▶ _Directions for this task_
Exactly as written, set down the lines from the top of the entries through the line bearing "(gen) at (557,335)", with every picture left out.

▶ _Information provided_
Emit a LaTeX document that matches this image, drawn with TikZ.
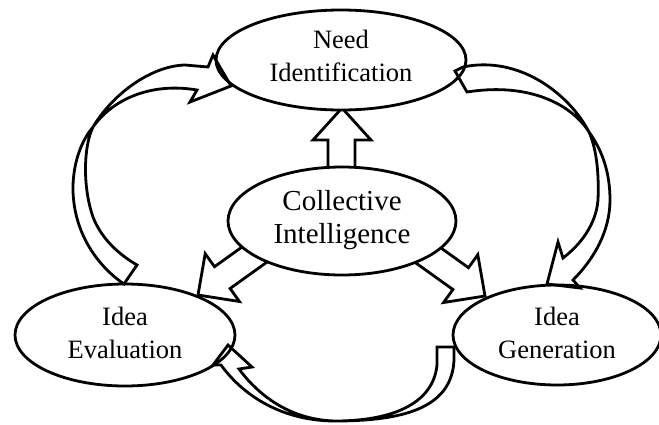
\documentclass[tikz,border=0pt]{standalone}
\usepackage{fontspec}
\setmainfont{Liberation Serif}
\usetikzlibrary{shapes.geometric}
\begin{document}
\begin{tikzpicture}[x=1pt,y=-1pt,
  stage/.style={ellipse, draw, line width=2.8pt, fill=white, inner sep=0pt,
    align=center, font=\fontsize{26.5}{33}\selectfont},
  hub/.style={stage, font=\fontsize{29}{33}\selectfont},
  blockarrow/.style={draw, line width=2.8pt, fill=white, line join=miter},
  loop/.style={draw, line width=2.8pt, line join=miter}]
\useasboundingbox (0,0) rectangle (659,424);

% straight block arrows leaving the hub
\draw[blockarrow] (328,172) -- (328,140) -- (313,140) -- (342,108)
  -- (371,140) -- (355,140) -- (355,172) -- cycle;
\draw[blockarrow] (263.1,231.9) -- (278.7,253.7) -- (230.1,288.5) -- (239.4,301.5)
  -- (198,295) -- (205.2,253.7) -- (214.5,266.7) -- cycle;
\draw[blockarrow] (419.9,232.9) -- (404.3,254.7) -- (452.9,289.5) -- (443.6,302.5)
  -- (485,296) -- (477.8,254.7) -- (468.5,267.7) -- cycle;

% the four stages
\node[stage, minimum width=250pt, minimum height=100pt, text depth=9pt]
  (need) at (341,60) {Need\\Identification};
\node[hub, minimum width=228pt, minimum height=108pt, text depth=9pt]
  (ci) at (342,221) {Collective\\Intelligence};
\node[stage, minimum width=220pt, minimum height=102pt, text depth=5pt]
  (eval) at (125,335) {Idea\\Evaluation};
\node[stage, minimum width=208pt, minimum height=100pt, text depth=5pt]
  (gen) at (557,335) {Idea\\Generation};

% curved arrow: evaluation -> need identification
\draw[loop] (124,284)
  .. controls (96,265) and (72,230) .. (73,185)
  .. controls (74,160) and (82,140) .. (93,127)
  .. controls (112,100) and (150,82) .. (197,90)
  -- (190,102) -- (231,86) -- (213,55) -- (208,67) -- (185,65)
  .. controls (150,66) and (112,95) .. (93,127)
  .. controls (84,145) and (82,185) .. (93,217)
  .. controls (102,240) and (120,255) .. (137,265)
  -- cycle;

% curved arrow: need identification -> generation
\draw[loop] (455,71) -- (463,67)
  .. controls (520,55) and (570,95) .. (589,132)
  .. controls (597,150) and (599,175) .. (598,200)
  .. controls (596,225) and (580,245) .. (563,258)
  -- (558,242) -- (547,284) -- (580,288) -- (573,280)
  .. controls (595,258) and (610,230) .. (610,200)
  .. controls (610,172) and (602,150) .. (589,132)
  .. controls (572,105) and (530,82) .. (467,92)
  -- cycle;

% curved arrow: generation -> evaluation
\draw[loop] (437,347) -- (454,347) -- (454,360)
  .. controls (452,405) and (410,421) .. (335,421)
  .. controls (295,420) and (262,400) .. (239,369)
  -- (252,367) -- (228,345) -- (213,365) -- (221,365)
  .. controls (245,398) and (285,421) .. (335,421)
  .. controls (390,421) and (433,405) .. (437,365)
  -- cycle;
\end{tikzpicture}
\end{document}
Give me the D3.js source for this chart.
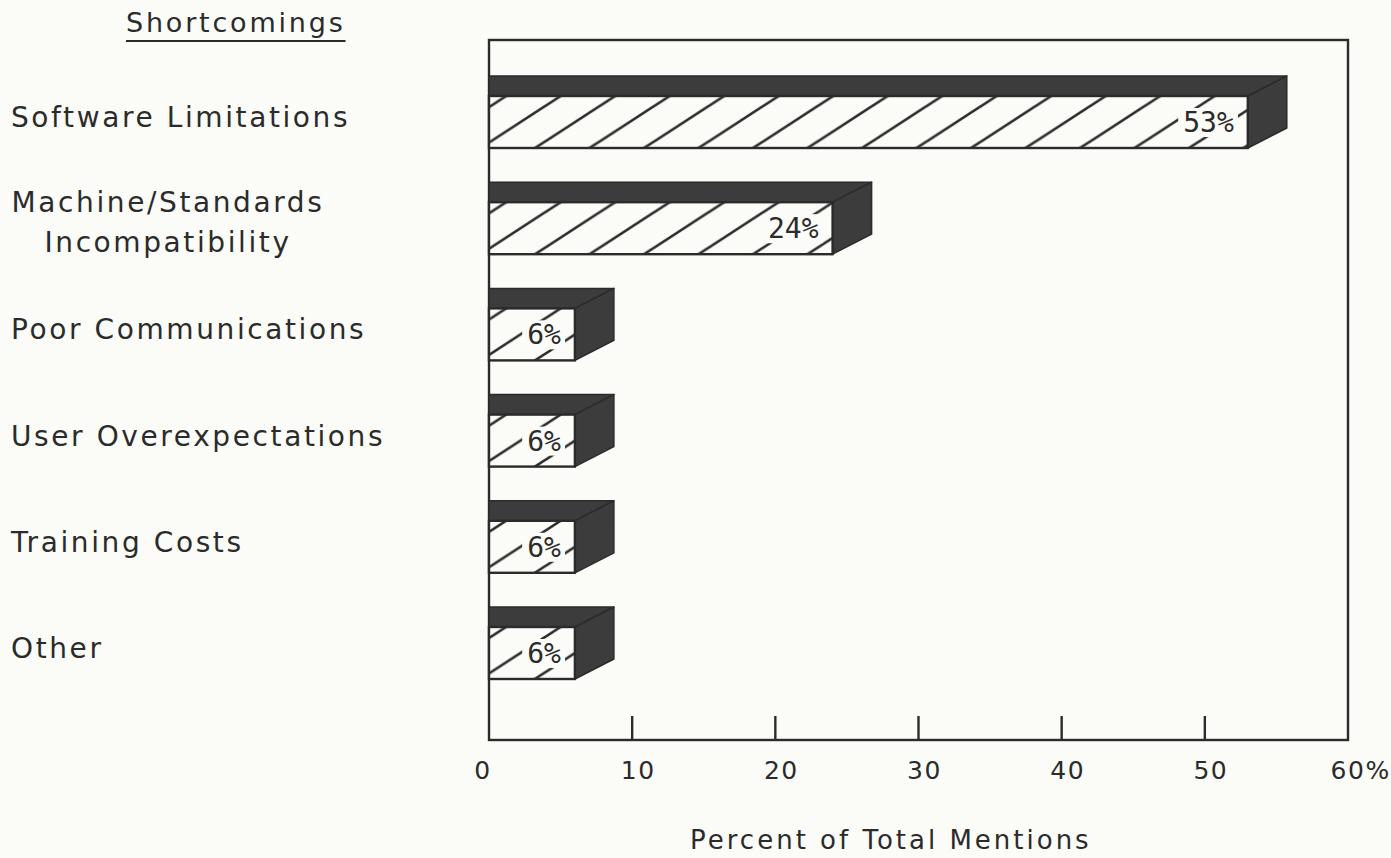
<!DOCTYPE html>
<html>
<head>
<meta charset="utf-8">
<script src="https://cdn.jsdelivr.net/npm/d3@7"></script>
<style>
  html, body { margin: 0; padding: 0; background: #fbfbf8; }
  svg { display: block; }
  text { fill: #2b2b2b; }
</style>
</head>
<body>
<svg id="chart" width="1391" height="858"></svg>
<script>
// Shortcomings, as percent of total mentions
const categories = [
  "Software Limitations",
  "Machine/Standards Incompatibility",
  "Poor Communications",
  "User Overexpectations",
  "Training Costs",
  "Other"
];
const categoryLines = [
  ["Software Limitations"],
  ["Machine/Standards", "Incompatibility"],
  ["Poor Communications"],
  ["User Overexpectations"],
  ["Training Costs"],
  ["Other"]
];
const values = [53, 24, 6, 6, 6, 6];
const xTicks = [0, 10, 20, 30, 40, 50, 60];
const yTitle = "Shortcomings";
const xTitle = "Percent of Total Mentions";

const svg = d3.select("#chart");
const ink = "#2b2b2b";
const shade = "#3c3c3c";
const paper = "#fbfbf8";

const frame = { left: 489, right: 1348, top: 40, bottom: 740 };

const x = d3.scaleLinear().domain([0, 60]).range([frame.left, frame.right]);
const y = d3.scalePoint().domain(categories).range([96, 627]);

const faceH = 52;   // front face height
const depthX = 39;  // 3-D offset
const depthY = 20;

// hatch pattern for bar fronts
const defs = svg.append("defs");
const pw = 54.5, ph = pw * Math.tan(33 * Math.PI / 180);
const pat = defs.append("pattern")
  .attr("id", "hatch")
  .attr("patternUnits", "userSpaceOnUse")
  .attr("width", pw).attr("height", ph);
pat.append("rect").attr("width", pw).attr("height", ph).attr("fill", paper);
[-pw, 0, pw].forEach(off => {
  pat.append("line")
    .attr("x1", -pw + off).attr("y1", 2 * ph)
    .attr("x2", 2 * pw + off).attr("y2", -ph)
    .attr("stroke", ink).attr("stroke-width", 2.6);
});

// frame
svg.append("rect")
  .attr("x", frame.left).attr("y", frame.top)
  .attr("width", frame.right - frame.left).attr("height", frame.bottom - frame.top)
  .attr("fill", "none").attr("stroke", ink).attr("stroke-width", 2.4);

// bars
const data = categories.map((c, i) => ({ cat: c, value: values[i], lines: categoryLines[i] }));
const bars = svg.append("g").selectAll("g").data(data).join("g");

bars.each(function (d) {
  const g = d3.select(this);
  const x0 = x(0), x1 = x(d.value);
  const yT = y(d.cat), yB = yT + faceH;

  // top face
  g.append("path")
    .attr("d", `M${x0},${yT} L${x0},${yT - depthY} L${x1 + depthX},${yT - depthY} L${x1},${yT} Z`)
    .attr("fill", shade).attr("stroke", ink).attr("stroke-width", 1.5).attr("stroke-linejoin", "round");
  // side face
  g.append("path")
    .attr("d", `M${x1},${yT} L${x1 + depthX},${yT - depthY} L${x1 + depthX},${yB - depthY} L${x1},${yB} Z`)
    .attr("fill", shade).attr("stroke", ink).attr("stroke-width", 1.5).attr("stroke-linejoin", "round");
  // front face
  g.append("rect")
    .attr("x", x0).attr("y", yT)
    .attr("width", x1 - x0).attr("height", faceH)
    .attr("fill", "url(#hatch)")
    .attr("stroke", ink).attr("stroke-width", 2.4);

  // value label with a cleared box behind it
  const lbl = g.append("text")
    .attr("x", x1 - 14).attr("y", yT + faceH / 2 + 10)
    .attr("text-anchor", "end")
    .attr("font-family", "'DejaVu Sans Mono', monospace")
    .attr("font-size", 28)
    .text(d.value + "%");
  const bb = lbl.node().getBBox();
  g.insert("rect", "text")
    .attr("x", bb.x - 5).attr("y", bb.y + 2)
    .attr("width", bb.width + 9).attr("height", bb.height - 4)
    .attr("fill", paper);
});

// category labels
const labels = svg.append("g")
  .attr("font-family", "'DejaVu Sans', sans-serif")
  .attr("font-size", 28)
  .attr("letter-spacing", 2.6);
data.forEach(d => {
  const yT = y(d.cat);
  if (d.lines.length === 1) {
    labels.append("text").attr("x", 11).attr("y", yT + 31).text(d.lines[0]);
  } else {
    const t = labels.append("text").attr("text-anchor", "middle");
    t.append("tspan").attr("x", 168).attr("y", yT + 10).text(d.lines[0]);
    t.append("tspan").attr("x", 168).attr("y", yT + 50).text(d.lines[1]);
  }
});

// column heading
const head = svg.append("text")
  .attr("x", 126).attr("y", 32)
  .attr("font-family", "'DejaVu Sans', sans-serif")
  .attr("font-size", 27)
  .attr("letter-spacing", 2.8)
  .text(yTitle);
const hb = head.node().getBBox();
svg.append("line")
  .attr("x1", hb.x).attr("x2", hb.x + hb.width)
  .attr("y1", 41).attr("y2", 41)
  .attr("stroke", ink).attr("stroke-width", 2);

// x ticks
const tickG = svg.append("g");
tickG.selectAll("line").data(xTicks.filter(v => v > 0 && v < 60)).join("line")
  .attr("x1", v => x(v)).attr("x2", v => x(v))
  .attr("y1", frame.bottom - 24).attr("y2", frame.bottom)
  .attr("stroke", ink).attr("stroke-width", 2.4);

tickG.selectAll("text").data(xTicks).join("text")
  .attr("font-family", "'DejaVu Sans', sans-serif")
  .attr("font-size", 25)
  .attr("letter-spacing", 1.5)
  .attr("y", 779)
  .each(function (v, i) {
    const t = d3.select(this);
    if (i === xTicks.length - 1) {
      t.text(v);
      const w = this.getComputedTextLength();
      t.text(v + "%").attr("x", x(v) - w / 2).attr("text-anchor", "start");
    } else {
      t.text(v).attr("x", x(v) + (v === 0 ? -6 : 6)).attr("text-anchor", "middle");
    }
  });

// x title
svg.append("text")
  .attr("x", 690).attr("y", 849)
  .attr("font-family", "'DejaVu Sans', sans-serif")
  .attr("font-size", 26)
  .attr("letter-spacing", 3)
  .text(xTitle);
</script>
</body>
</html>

▶ _Solution for this task_
Emit a LaTeX document that matches this image, drawn with TikZ.
\documentclass[tikz,border=0pt]{standalone}
\usepackage{fontspec}
\setmainfont{Liberation Serif}
\usetikzlibrary{shapes.geometric}
\begin{document}
\begin{tikzpicture}[x=1pt,y=-1pt,
  stage/.style={ellipse, draw, line width=2.8pt, fill=white, inner sep=0pt,
    align=center, font=\fontsize{26.5}{33}\selectfont},
  hub/.style={stage, font=\fontsize{29}{33}\selectfont},
  blockarrow/.style={draw, line width=2.8pt, fill=white, line join=miter},
  loop/.style={draw, line width=2.8pt, line join=miter}]
\useasboundingbox (0,0) rectangle (659,424);

% straight block arrows leaving the hub
\draw[blockarrow] (328,172) -- (328,140) -- (313,140) -- (342,108)
  -- (371,140) -- (355,140) -- (355,172) -- cycle;
\draw[blockarrow] (263.1,231.9) -- (278.7,253.7) -- (230.1,288.5) -- (239.4,301.5)
  -- (198,295) -- (205.2,253.7) -- (214.5,266.7) -- cycle;
\draw[blockarrow] (419.9,232.9) -- (404.3,254.7) -- (452.9,289.5) -- (443.6,302.5)
  -- (485,296) -- (477.8,254.7) -- (468.5,267.7) -- cycle;

% the four stages
\node[stage, minimum width=250pt, minimum height=100pt, text depth=9pt]
  (need) at (341,60) {Need\\Identification};
\node[hub, minimum width=228pt, minimum height=108pt, text depth=9pt]
  (ci) at (342,221) {Collective\\Intelligence};
\node[stage, minimum width=220pt, minimum height=102pt, text depth=5pt]
  (eval) at (125,335) {Idea\\Evaluation};
\node[stage, minimum width=208pt, minimum height=100pt, text depth=5pt]
  (gen) at (557,335) {Idea\\Generation};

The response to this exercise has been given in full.